-- start --
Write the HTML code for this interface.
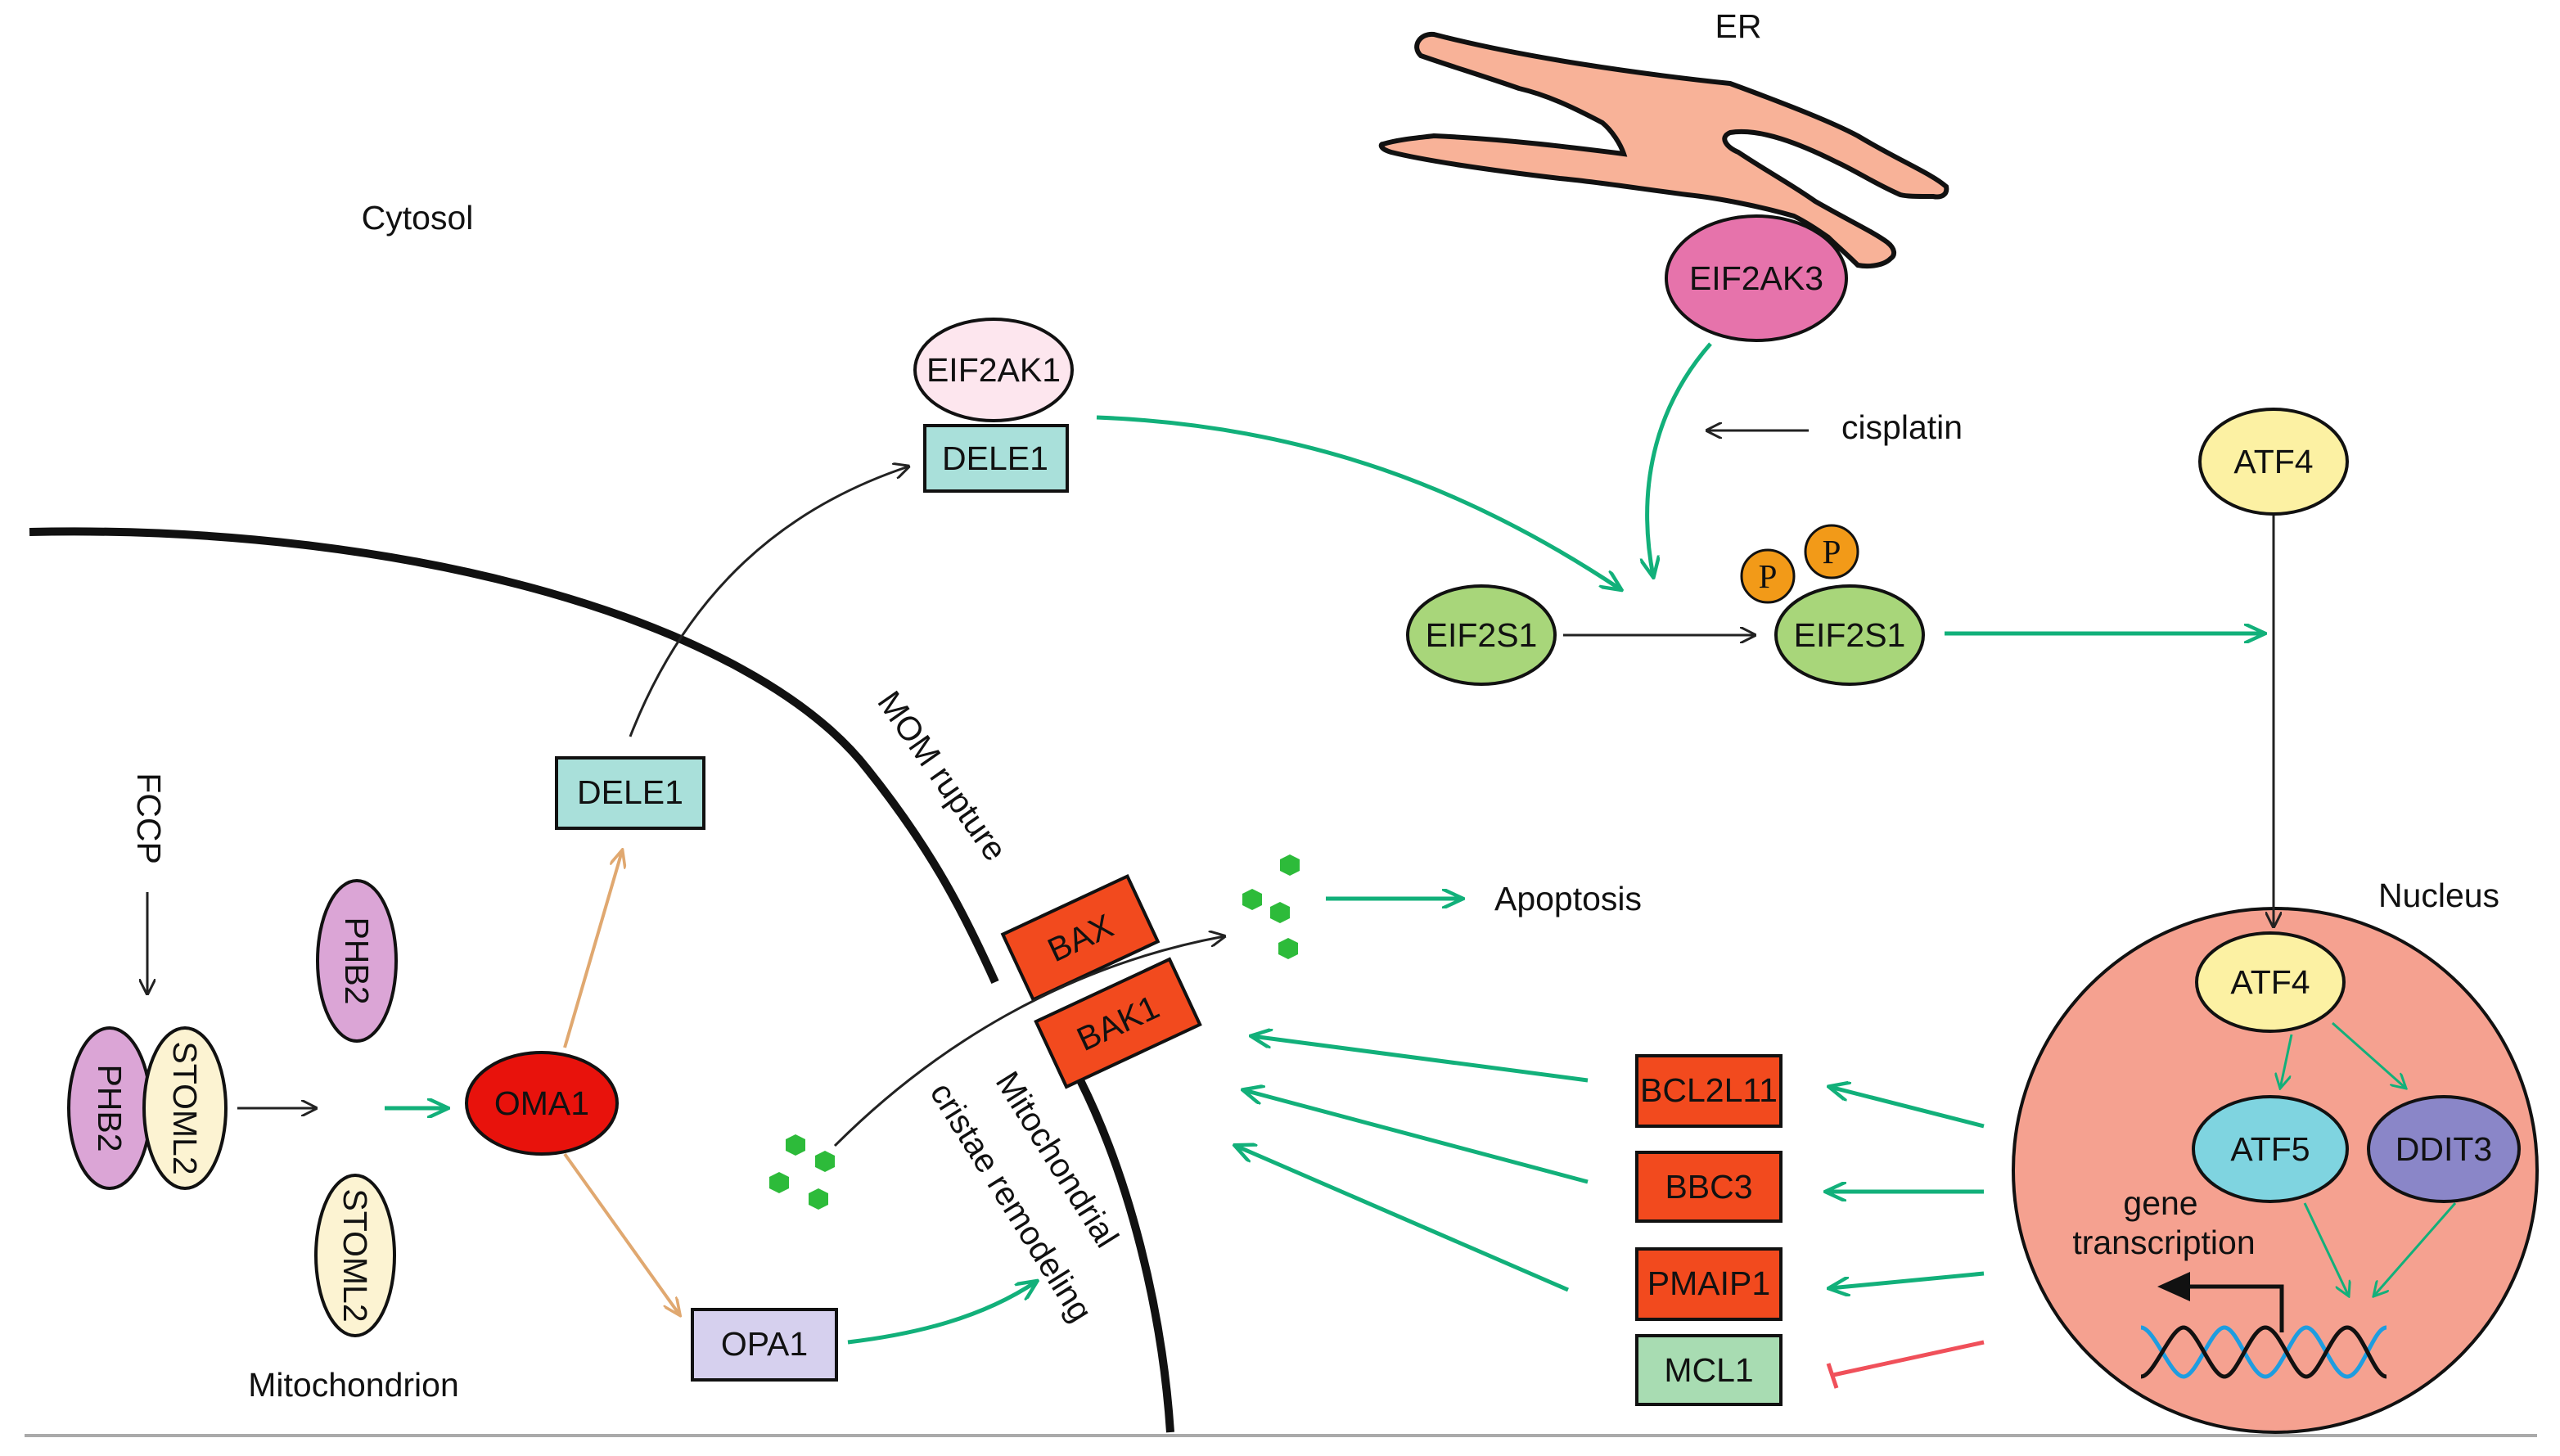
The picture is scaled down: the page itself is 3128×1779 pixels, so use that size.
<!DOCTYPE html>
<html><head><meta charset="utf-8"><style>
html,body{margin:0;padding:0;background:#fff}
svg{display:block}
text{font-family:"Liberation Sans",Arial,sans-serif;font-size:20.5px;fill:#111}
</style></head><body>
<svg width="3128" height="1779" viewBox="0 0 1564 889.5" xmlns="http://www.w3.org/2000/svg">
<defs>
<marker id="ab" markerWidth="10" markerHeight="10" refX="9" refY="5" orient="auto" markerUnits="userSpaceOnUse"><path d="M0,0 L10,5 L0,10" fill="none" stroke="#222" stroke-width="1.5"/></marker>
<marker id="ag" markerWidth="14" markerHeight="12" refX="12" refY="6" orient="auto" markerUnits="userSpaceOnUse"><path d="M0,0 L13,6 L0,12" fill="none" stroke="#12b07a" stroke-width="2.2"/></marker>
<marker id="at" markerWidth="12" markerHeight="10" refX="10" refY="5" orient="auto" markerUnits="userSpaceOnUse"><path d="M0,0 L11,5 L0,10" fill="none" stroke="#e0a870" stroke-width="1.8"/></marker>
<marker id="agt" markerWidth="10" markerHeight="10" refX="9" refY="5" orient="auto" markerUnits="userSpaceOnUse"><path d="M0,0 L9,5 L0,10" fill="none" stroke="#12b07a" stroke-width="1.5"/></marker>
</defs>
<line x1="15" y1="877" x2="1550" y2="877" stroke="#aaa" stroke-width="2"/>
<!-- ER -->
<path d="M876,21 C930,35 1000,45 1057,51 C1095,65 1120,75 1135,83 C1160,98 1180,106 1189,114 C1190,119 1186,121 1181,120 C1170,120 1165,120 1161,119 C1145,112 1135,105 1122,99 C1100,88 1075,78 1057,81 C1050,84 1055,90 1062,93 C1080,105 1095,113 1109,123 C1130,135 1145,142 1153,148 C1158,152 1158,156 1155,158 C1150,163 1140,163 1135,162 C1128,155 1122,150 1117,145 C1110,140 1102,135 1096,132 C1075,126 1050,121 1031,119 C1000,115 975,111 953,109 C910,104 870,98 850,93 C843,91 843,88 845,88 C855,85 868,84 876,83 C920,85 960,90 992,94 C990,88 985,80 979,75 C960,65 945,58 928,54 C905,46 885,40 868,34 C862,28 868,20 876,21 Z" fill="#f8b298" stroke="#111" stroke-width="3"/>
<text x="1062" y="23" text-anchor="middle">ER</text>
<ellipse cx="1073" cy="170" rx="55" ry="38" fill="#e673ab" stroke="#111" stroke-width="2"/>
<text x="1073" y="177" text-anchor="middle">EIF2AK3</text>
<text x="255" y="140" text-anchor="middle">Cytosol</text>
<path d="M18,325 C250,320 460,380 530,470 C570,520 590,560 608,600" fill="none" stroke="#111" stroke-width="5"/>
<path d="M660,660 C690,720 710,800 715,875" fill="none" stroke="#111" stroke-width="5"/>
<ellipse cx="607" cy="226" rx="48" ry="31" fill="#fde6ee" stroke="#111" stroke-width="2"/>
<text x="607" y="233" text-anchor="middle">EIF2AK1</text>
<rect x="565" y="260" width="87" height="40" fill="#a9e0da" stroke="#111" stroke-width="2"/>
<text x="608" y="287" text-anchor="middle">DELE1</text>
<path d="M670,255 C800,260 900,300 990,360" fill="none" stroke="#12b07a" stroke-width="2.5" marker-end="url(#ag)"/>
<path d="M1045,210 C1010,250 1000,300 1010,352" fill="none" stroke="#12b07a" stroke-width="2.5" marker-end="url(#ag)"/>
<text x="1162" y="268" text-anchor="middle">cisplatin</text>
<line x1="1105" y1="263" x2="1043" y2="263" stroke="#222" stroke-width="1.5" marker-end="url(#ab)"/>
<ellipse cx="905" cy="388" rx="45" ry="30" fill="#a8d67a" stroke="#111" stroke-width="2"/>
<text x="905" y="395" text-anchor="middle">EIF2S1</text>
<line x1="955" y1="388" x2="1072" y2="388" stroke="#222" stroke-width="1.5" marker-end="url(#ab)"/>
<ellipse cx="1130" cy="388" rx="45" ry="30" fill="#a8d67a" stroke="#111" stroke-width="2"/>
<text x="1130" y="395" text-anchor="middle">EIF2S1</text>
<circle cx="1080" cy="352" r="16" fill="#f29a18" stroke="#111" stroke-width="1.5"/>
<text x="1080" y="359" text-anchor="middle" style="font-family:'Liberation Serif',serif">P</text>
<circle cx="1119" cy="337" r="16" fill="#f29a18" stroke="#111" stroke-width="1.5"/>
<text x="1119" y="344" text-anchor="middle" style="font-family:'Liberation Serif',serif">P</text>
<line x1="1188" y1="387" x2="1383" y2="387" stroke="#12b07a" stroke-width="2.5" marker-end="url(#ag)"/>
<ellipse cx="1389" cy="282" rx="45" ry="32" fill="#fcf1a3" stroke="#111" stroke-width="2"/>
<text x="1389" y="289" text-anchor="middle">ATF4</text>
<text x="1490" y="554" text-anchor="middle">Nucleus</text>
<circle cx="1390" cy="715" r="160" fill="#f5a190" stroke="#111" stroke-width="2"/>
<line x1="1389" y1="315" x2="1389" y2="566" stroke="#222" stroke-width="1.5" marker-end="url(#ab)"/>
<ellipse cx="1387" cy="600" rx="45" ry="30" fill="#fcf1a3" stroke="#111" stroke-width="2"/>
<text x="1387" y="607" text-anchor="middle">ATF4</text>
<line x1="1400" y1="632" x2="1393" y2="665" stroke="#12b07a" stroke-width="1.5" marker-end="url(#agt)"/>
<line x1="1425" y1="625" x2="1470" y2="665" stroke="#12b07a" stroke-width="1.5" marker-end="url(#agt)"/>
<ellipse cx="1387" cy="702" rx="47" ry="32" fill="#7fd4e0" stroke="#111" stroke-width="2"/>
<text x="1387" y="709" text-anchor="middle">ATF5</text>
<ellipse cx="1493" cy="702" rx="46" ry="32" fill="#8a86c8" stroke="#111" stroke-width="2"/>
<text x="1493" y="709" text-anchor="middle">DDIT3</text>
<line x1="1408" y1="735" x2="1435" y2="792" stroke="#12b07a" stroke-width="1.5" marker-end="url(#agt)"/>
<line x1="1500" y1="735" x2="1450" y2="792" stroke="#12b07a" stroke-width="1.5" marker-end="url(#agt)"/>
<text x="1320" y="742" text-anchor="middle">gene</text>
<text x="1322" y="766" text-anchor="middle">transcription</text>
<path d="M1308,811 C1316,811 1326,841 1334,841 S1351,811 1359,811 S1375,841 1384,841 S1401,811 1409,811 S1425,841 1434,841 S1450,811 1458,811" fill="none" stroke="#1e9de0" stroke-width="2.5"/>
<path d="M1308,841 C1316,841 1326,811 1334,811 S1351,841 1359,841 S1375,811 1384,811 S1401,841 1409,841 S1425,811 1434,811 S1450,841 1458,841" fill="none" stroke="#111" stroke-width="2.5"/>
<path d="M1394,814 L1394,786 L1322,786" fill="none" stroke="#111" stroke-width="2.5"/>
<path d="M1338,777 L1318,786 L1338,795 Z" fill="#111"/>
<rect x="1000" y="645" width="88" height="43" fill="#f24a1e" stroke="#111" stroke-width="2"/>
<text x="1044" y="673" text-anchor="middle">BCL2L11</text>
<rect x="1000" y="704" width="88" height="42" fill="#f24a1e" stroke="#111" stroke-width="2"/>
<text x="1044" y="732" text-anchor="middle">BBC3</text>
<rect x="1000" y="763" width="88" height="43" fill="#f24a1e" stroke="#111" stroke-width="2"/>
<text x="1044" y="791" text-anchor="middle">PMAIP1</text>
<rect x="1000" y="816" width="88" height="42" fill="#a8dcb2" stroke="#111" stroke-width="2"/>
<text x="1044" y="844" text-anchor="middle">MCL1</text>
<line x1="1212" y1="688" x2="1118" y2="664" stroke="#12b07a" stroke-width="2.5" marker-end="url(#ag)"/>
<line x1="1212" y1="728" x2="1116" y2="728" stroke="#12b07a" stroke-width="2.5" marker-end="url(#ag)"/>
<line x1="1212" y1="778" x2="1118" y2="787" stroke="#12b07a" stroke-width="2.5" marker-end="url(#ag)"/>
<line x1="1212" y1="820" x2="1120" y2="840" stroke="#f0505a" stroke-width="2.5"/>
<line x1="1117" y1="833" x2="1122" y2="848" stroke="#f0505a" stroke-width="2.5"/>
<line x1="970" y1="660" x2="765" y2="633" stroke="#12b07a" stroke-width="2.5" marker-end="url(#ag)"/>
<line x1="970" y1="722" x2="760" y2="666" stroke="#12b07a" stroke-width="2.5" marker-end="url(#ag)"/>
<line x1="958" y1="788" x2="755" y2="700" stroke="#12b07a" stroke-width="2.5" marker-end="url(#ag)"/>
<g transform="translate(660,573) rotate(-25)"><rect x="-42" y="-22" width="84" height="44" fill="#f24a1e" stroke="#111" stroke-width="2"/><text x="0" y="7" text-anchor="middle">BAX</text></g>
<g transform="translate(683,625) rotate(-25)"><rect x="-45" y="-22" width="90" height="44" fill="#f24a1e" stroke="#111" stroke-width="2"/><text x="0" y="7" text-anchor="middle">BAK1</text></g>
<path d="M510,700 C570,640 650,590 748,572" fill="none" stroke="#222" stroke-width="1.5" marker-end="url(#ab)"/>
<g fill="#2dbb3a">
<polygon points="788,522 794,525 794,532 788,535 782,532 782,525"/>
<polygon points="765,543 771,546 771,553 765,556 759,553 759,546"/>
<polygon points="782,551 788,554 788,561 782,564 776,561 776,554"/>
<polygon points="787,573 793,576 793,583 787,586 781,583 781,576"/>
<polygon points="486,693 492,696 492,703 486,706 480,703 480,696"/>
<polygon points="504,703 510,706 510,713 504,716 498,713 498,706"/>
<polygon points="476,716 482,719 482,726 476,729 470,726 470,719"/>
<polygon points="500,726 506,729 506,736 500,739 494,736 494,729"/>
</g>
<line x1="810" y1="549" x2="893" y2="549" stroke="#12b07a" stroke-width="2.5" marker-end="url(#ag)"/>
<text x="958" y="556" text-anchor="middle">Apoptosis</text>
<text transform="translate(570,478) rotate(55)" text-anchor="middle">MOM rupture</text>
<text transform="translate(640,712) rotate(58)" text-anchor="middle">Mitochondrial</text>
<text transform="translate(612,738) rotate(58)" text-anchor="middle">cristae remodeling</text>
<rect x="340" y="463" width="90" height="43" fill="#a9e0da" stroke="#111" stroke-width="2"/>
<text x="385" y="491" text-anchor="middle">DELE1</text>
<path d="M385,450 C420,360 480,310 555,285" fill="none" stroke="#222" stroke-width="1.5" marker-end="url(#ab)"/>
<text transform="translate(84,500) rotate(90)" text-anchor="middle">FCCP</text>
<line x1="90" y1="545" x2="90" y2="607" stroke="#222" stroke-width="1.5" marker-end="url(#ab)"/>
<ellipse cx="67" cy="677" rx="25" ry="49" fill="#dba5d6" stroke="#111" stroke-width="2"/>
<text transform="translate(60,677) rotate(90)" text-anchor="middle">PHB2</text>
<ellipse cx="113" cy="677" rx="25" ry="49" fill="#fcf3d2" stroke="#111" stroke-width="2"/>
<text transform="translate(106,677) rotate(90)" text-anchor="middle">STOML2</text>
<ellipse cx="218" cy="587" rx="24" ry="49" fill="#dba5d6" stroke="#111" stroke-width="2"/>
<text transform="translate(211,587) rotate(90)" text-anchor="middle">PHB2</text>
<ellipse cx="217" cy="767" rx="24" ry="49" fill="#fcf3d2" stroke="#111" stroke-width="2"/>
<text transform="translate(210,767) rotate(90)" text-anchor="middle">STOML2</text>
<line x1="145" y1="677" x2="193" y2="677" stroke="#222" stroke-width="1.5" marker-end="url(#ab)"/>
<line x1="235" y1="677" x2="273" y2="677" stroke="#12b07a" stroke-width="2.5" marker-end="url(#ag)"/>
<ellipse cx="331" cy="674" rx="46" ry="31" fill="#e8120c" stroke="#111" stroke-width="2"/>
<text x="331" y="681" text-anchor="middle">OMA1</text>
<line x1="345" y1="640" x2="380" y2="520" stroke="#e0a870" stroke-width="2" marker-end="url(#at)"/>
<line x1="345" y1="705" x2="415" y2="803" stroke="#e0a870" stroke-width="2" marker-end="url(#at)"/>
<rect x="423" y="800" width="88" height="43" fill="#d6d0ee" stroke="#111" stroke-width="2"/>
<text x="467" y="828" text-anchor="middle">OPA1</text>
<path d="M518,820 C560,815 600,805 633,783" fill="none" stroke="#12b07a" stroke-width="2.5" marker-end="url(#ag)"/>
<text x="216" y="853" text-anchor="middle">Mitochondrion</text>
</svg>
</body></html>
-- end --
Copy out each line that contains the word "size".

» **Result for this exercise**:
The picture is scaled down: the page itself is 3128×1779 pixels, so use that size.
text{font-family:"Liberation Sans",Arial,sans-serif;font-size:20.5px;fill:#111}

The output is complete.